### Task prompt
Write each line of the material exactly as given, from the top through the line that contains "0.0344, 0.0208, 0.0128]", and omit all pictures.

Data records
>> BEGIN
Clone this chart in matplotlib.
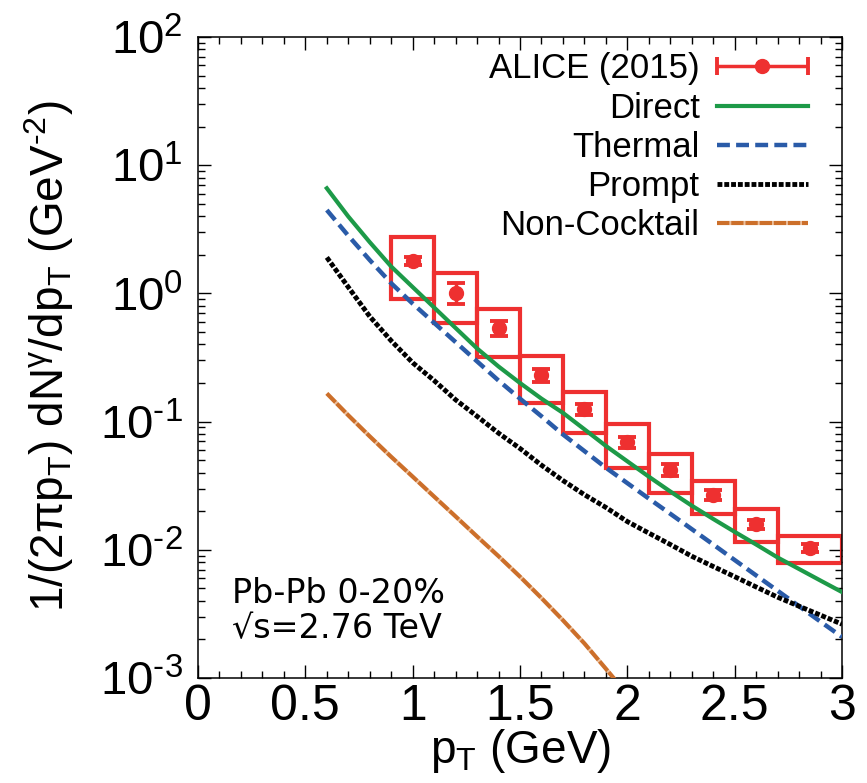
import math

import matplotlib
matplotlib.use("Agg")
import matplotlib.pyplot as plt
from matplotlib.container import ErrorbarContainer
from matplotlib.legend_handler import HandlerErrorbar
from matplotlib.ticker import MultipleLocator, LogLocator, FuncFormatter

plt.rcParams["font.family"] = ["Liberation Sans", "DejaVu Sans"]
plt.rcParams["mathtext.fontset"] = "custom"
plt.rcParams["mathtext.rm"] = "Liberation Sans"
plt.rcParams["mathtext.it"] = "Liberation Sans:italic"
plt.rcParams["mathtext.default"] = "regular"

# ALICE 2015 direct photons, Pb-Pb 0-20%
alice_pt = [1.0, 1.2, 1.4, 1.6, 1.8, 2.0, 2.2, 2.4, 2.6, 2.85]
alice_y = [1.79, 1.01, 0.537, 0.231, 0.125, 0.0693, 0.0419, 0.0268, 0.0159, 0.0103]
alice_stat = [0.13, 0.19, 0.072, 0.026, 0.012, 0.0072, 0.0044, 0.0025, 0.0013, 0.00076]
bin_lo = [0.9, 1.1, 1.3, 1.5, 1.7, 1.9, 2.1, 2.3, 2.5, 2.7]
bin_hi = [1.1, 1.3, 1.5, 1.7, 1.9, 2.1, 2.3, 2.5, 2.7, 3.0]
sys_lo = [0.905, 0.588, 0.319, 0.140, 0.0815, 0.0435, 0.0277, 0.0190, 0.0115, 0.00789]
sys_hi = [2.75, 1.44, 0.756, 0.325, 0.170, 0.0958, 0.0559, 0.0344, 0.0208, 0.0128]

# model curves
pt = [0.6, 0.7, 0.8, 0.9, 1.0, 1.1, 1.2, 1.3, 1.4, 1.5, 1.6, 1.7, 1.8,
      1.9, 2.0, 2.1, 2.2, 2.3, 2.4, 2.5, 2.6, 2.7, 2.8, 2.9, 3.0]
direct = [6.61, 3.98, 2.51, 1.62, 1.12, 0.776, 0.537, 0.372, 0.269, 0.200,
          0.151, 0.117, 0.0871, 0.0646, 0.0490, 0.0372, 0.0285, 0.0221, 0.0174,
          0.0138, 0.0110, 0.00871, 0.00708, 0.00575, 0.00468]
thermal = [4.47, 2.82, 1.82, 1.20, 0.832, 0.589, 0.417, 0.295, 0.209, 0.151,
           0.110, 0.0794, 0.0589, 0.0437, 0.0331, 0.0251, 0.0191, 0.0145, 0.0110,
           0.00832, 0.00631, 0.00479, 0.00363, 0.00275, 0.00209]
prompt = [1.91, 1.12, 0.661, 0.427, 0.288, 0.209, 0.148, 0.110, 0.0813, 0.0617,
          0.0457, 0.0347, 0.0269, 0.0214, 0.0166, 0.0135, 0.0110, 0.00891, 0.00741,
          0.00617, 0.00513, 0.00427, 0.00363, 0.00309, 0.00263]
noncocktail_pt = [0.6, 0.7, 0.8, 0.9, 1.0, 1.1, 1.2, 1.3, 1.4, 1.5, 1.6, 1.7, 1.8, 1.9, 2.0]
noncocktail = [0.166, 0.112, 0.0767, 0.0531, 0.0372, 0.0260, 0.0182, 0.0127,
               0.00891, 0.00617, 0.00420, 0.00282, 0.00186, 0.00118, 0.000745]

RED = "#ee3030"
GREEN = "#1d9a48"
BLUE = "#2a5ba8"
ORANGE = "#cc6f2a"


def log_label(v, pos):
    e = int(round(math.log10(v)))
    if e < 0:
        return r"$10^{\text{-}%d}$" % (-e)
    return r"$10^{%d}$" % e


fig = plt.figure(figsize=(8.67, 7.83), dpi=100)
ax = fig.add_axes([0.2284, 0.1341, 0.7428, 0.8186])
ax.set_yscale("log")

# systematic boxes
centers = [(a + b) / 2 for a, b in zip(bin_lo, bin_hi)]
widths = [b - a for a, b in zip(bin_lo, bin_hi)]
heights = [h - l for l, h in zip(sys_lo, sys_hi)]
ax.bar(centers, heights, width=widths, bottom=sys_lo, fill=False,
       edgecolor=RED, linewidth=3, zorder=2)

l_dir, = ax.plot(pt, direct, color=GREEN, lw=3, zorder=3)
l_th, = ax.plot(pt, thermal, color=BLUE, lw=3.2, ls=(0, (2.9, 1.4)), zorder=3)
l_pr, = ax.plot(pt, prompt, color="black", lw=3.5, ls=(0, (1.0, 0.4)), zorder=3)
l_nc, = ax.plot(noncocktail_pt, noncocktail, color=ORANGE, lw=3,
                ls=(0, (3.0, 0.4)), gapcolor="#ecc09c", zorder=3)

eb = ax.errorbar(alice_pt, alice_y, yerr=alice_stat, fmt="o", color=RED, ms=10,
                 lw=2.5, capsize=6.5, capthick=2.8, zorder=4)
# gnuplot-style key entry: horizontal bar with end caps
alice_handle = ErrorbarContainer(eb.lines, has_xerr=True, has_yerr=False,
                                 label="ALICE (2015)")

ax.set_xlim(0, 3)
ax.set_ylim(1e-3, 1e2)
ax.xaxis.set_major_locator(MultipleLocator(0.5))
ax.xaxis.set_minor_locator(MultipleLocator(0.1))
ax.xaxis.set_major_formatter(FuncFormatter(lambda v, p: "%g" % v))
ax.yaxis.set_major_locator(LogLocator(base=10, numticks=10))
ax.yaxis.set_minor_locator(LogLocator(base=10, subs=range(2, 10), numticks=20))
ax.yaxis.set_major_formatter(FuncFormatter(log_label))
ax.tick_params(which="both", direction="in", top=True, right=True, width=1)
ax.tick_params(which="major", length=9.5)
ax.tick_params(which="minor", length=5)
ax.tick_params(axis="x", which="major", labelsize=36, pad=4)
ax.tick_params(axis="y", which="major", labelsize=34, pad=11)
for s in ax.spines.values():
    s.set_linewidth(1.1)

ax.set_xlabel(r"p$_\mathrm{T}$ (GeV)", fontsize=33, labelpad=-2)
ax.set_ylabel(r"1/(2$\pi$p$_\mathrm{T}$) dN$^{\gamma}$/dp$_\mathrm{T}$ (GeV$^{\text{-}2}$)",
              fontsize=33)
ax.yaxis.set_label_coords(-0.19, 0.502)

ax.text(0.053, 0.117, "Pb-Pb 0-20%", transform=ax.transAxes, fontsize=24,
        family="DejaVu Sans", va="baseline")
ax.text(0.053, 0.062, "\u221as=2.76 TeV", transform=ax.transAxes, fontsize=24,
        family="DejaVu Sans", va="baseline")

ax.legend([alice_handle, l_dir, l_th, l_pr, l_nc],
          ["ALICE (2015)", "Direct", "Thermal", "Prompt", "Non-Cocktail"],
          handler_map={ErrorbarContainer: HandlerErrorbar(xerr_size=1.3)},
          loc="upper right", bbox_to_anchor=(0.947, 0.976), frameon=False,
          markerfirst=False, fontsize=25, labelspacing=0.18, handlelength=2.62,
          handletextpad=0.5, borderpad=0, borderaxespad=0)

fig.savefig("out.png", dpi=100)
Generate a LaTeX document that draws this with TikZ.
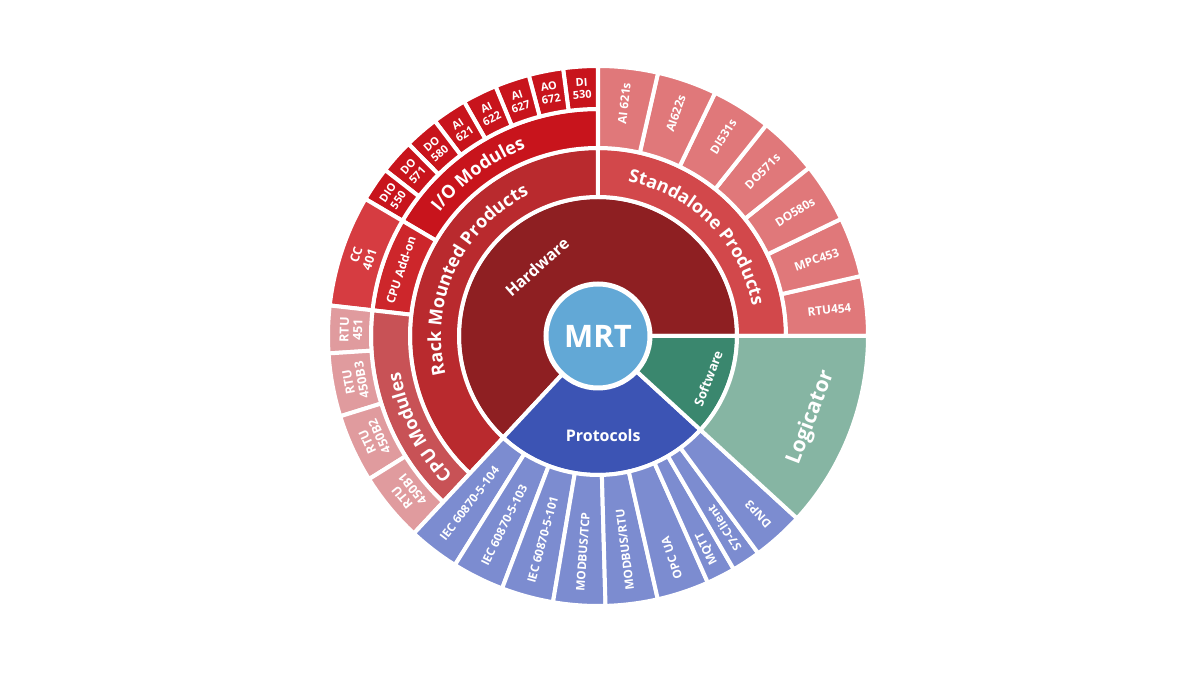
>> END
### Expected answer
Clone this chart in matplotlib.
import math

import matplotlib
matplotlib.use("Agg")
import matplotlib.pyplot as plt
from matplotlib.container import ErrorbarContainer
from matplotlib.legend_handler import HandlerErrorbar
from matplotlib.ticker import MultipleLocator, LogLocator, FuncFormatter

plt.rcParams["font.family"] = ["Liberation Sans", "DejaVu Sans"]
plt.rcParams["mathtext.fontset"] = "custom"
plt.rcParams["mathtext.rm"] = "Liberation Sans"
plt.rcParams["mathtext.it"] = "Liberation Sans:italic"
plt.rcParams["mathtext.default"] = "regular"

# ALICE 2015 direct photons, Pb-Pb 0-20%
alice_pt = [1.0, 1.2, 1.4, 1.6, 1.8, 2.0, 2.2, 2.4, 2.6, 2.85]
alice_y = [1.79, 1.01, 0.537, 0.231, 0.125, 0.0693, 0.0419, 0.0268, 0.0159, 0.0103]
alice_stat = [0.13, 0.19, 0.072, 0.026, 0.012, 0.0072, 0.0044, 0.0025, 0.0013, 0.00076]
bin_lo = [0.9, 1.1, 1.3, 1.5, 1.7, 1.9, 2.1, 2.3, 2.5, 2.7]
bin_hi = [1.1, 1.3, 1.5, 1.7, 1.9, 2.1, 2.3, 2.5, 2.7, 3.0]
sys_lo = [0.905, 0.588, 0.319, 0.140, 0.0815, 0.0435, 0.0277, 0.0190, 0.0115, 0.00789]
sys_hi = [2.75, 1.44, 0.756, 0.325, 0.170, 0.0958, 0.0559, 0.0344, 0.0208, 0.0128]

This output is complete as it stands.